WHAT YOU HAVE TO DO:
Collect each line containing "that".

----

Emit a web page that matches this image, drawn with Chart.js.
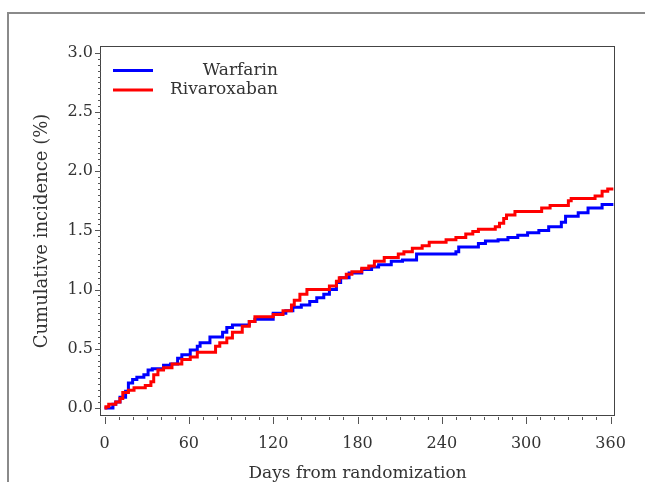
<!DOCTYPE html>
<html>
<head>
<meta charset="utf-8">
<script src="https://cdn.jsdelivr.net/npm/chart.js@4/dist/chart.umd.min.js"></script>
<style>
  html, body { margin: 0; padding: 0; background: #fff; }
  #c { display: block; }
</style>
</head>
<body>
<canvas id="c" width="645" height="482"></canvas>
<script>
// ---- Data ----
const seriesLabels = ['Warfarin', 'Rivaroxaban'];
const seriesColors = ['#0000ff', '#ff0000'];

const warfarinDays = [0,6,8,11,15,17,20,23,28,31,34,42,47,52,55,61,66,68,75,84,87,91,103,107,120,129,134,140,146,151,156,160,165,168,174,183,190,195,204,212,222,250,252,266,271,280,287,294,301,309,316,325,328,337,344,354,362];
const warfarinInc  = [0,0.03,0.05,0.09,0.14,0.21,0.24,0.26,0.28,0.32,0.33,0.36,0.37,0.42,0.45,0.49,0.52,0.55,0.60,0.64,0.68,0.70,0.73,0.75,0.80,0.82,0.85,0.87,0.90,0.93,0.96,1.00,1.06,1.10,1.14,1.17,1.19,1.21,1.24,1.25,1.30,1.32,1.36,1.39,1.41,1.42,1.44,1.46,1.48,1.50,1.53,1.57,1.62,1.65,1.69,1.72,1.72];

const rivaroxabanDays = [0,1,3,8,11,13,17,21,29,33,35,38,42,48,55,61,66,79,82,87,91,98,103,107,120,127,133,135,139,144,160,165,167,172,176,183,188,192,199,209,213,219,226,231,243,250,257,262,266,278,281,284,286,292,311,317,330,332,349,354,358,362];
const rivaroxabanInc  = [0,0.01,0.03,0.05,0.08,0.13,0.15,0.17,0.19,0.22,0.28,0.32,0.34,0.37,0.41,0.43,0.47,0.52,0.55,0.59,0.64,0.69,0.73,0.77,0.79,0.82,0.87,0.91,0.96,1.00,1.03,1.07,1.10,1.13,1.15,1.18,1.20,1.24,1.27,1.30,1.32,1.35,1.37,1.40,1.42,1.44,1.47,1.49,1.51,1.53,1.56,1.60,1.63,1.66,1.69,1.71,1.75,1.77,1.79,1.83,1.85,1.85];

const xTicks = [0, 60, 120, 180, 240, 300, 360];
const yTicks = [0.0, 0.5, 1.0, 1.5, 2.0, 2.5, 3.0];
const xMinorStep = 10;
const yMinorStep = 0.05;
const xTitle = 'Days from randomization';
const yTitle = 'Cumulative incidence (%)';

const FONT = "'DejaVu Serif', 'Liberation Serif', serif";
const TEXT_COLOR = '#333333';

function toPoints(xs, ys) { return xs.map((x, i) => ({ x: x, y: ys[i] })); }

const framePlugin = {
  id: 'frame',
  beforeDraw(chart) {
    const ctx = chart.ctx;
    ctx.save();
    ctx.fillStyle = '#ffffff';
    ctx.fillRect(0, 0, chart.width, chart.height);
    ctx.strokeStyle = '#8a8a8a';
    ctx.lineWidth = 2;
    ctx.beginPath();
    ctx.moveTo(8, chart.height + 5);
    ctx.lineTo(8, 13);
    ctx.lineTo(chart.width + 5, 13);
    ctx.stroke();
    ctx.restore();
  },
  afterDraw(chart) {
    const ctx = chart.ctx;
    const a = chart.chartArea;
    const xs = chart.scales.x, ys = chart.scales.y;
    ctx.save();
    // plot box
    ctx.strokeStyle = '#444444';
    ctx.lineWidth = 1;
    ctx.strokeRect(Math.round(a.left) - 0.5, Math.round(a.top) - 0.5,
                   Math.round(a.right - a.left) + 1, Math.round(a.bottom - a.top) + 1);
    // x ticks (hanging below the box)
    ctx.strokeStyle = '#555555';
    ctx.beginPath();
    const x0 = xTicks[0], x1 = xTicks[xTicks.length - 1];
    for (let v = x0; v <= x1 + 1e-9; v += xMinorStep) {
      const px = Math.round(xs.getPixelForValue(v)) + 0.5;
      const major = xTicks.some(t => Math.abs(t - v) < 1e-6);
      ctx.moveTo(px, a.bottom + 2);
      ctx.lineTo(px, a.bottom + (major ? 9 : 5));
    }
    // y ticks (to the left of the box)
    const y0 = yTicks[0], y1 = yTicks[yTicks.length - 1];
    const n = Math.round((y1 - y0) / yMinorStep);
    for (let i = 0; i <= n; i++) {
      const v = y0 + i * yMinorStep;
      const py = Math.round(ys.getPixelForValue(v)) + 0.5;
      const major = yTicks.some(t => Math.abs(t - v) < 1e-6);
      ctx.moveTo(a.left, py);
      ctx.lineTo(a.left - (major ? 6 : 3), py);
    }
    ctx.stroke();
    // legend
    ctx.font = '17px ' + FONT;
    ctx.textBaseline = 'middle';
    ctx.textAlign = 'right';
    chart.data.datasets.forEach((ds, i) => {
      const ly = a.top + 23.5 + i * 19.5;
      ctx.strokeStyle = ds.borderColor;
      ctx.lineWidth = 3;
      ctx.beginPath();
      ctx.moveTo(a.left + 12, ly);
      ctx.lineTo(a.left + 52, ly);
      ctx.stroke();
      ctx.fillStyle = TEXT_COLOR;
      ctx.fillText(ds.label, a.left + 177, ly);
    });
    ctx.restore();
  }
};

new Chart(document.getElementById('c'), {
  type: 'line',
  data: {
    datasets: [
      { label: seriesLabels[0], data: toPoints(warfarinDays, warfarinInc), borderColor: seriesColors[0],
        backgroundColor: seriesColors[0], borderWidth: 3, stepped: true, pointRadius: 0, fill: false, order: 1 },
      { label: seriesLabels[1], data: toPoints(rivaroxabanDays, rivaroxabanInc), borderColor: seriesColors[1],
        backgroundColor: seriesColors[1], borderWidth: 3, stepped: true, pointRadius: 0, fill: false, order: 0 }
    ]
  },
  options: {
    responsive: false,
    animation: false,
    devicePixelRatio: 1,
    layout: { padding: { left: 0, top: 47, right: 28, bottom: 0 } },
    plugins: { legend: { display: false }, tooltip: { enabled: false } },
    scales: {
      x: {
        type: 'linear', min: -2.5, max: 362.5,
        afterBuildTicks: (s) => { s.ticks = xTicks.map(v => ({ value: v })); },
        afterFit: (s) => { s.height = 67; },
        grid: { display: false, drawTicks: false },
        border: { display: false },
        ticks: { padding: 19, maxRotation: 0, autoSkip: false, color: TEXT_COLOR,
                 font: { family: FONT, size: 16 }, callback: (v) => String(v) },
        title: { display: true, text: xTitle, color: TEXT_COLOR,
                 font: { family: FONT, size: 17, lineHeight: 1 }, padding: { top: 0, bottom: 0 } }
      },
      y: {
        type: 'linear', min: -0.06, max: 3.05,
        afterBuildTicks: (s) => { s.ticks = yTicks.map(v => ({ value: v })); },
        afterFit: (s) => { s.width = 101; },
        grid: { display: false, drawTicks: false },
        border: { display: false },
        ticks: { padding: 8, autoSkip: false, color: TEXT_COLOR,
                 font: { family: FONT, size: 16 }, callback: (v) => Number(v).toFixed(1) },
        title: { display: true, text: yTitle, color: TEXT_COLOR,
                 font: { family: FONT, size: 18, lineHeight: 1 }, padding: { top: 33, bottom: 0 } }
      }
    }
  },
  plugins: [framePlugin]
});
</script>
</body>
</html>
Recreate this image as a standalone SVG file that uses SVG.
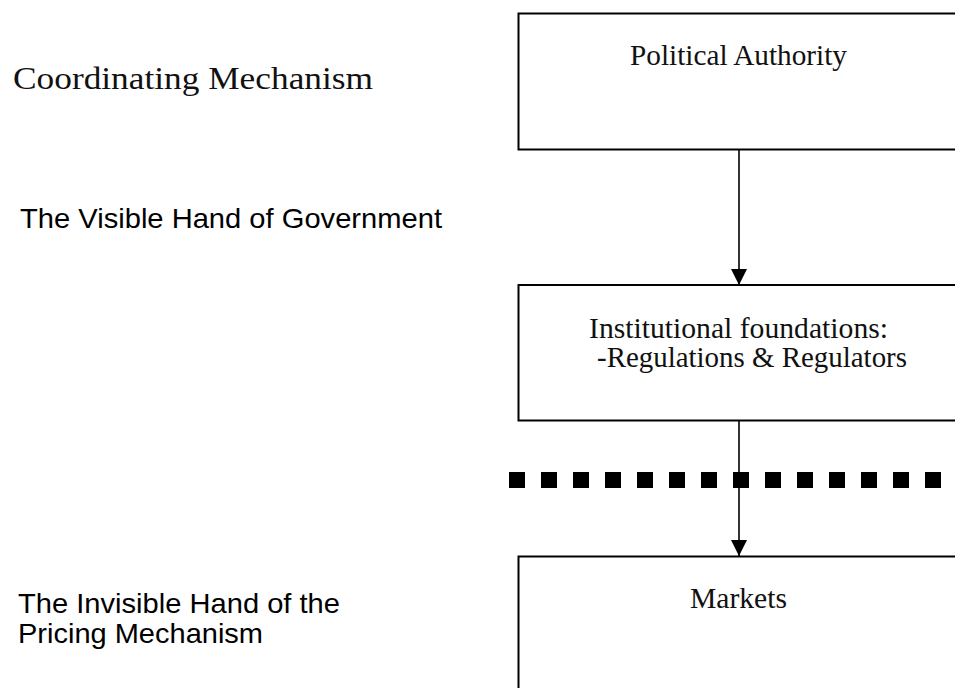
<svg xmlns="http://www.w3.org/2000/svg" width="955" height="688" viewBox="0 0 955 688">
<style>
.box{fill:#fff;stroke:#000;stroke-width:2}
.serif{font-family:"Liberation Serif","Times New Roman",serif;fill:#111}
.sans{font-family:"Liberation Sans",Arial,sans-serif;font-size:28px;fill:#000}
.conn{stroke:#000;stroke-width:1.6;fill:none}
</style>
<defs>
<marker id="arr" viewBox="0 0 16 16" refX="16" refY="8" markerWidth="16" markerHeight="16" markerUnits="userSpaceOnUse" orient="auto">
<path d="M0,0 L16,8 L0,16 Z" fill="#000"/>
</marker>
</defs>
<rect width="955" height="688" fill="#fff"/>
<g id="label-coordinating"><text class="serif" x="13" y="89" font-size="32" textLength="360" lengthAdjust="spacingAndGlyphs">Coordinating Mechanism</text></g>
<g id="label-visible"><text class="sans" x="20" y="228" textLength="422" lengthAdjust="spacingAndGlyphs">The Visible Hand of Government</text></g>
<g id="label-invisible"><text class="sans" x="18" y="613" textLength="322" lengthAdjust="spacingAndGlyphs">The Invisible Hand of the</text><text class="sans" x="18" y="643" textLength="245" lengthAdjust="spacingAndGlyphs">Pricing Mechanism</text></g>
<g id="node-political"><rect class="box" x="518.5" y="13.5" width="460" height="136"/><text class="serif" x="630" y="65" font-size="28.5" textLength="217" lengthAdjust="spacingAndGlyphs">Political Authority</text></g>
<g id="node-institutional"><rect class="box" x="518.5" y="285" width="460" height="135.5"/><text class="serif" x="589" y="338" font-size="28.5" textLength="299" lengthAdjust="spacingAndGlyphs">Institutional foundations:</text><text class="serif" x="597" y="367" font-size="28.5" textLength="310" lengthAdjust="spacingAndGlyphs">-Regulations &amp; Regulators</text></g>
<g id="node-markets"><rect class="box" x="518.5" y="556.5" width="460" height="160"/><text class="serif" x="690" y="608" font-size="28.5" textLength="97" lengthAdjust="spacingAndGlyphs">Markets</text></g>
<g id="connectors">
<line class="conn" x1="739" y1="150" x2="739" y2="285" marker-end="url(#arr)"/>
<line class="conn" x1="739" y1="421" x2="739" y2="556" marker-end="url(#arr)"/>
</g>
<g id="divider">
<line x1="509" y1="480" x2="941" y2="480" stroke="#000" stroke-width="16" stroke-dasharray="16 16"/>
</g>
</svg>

----

REPLY TO THE EXERCISE:
Emit a web page that matches this image, drawn with Chart.js.
Recreate this image as a standalone SVG file that uses SVG.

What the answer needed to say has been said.